The Battle of Verdun was the longest and most costly battle of the First World War. It would dominate much of the fighting of 1916, forcing France's allies to fight battles that might otherwise not have been fought, or to alter the timing of their offensives to provide indirect aid to the French. By the end of the battle the French and Germans between them had lost close to one million men.
At the end of 1915 Verdun was in a quiet section of the western front. During the fighting in 1914 it had formed the pivot of the French line as it had bent back under the German onslaught. When the front line stabilised, Verdun found itself at the south eastern corner of the great German salient that bulged out toward Paris, while to the south east the Germans held the St. Mihiel salient. The only lines of communication into Verdun from the rest of France ran south west of the city.

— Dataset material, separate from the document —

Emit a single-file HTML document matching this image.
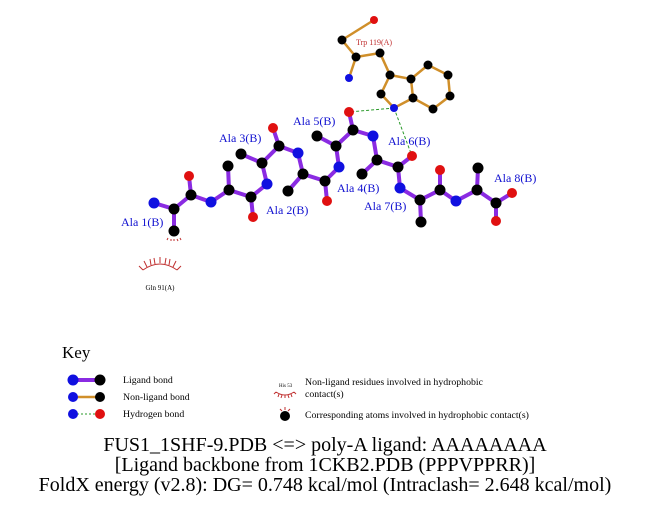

The German war plan of 1914 had been designed to reduce the dangers of a two front war. At the outbreak of war, German armies had swept through Belgium and into north east France, with the aim of surrounding the French armies on the Franco-German border, thus forcing France out of the war. Only then would German armies head east to deal with the Russian steamroller. The events of 1914 had negated this plan. The German sweep through France had been stopped at the First Battle of the Marne, while the Russians had mobilised quicker than expected and threatened an invasion of East Prussia. The defeat of this invasion at the battles of Tannenburg and the Masurian Lakes had raised the profile of Field Marshal Hindenburg, the commander in East Prussia. When the German high command gathered to decide what to do in 1915, the easterners won the debate. The German armies in the west would stand on the defensive while the armies in the east would attempt to knock Russia out of the war.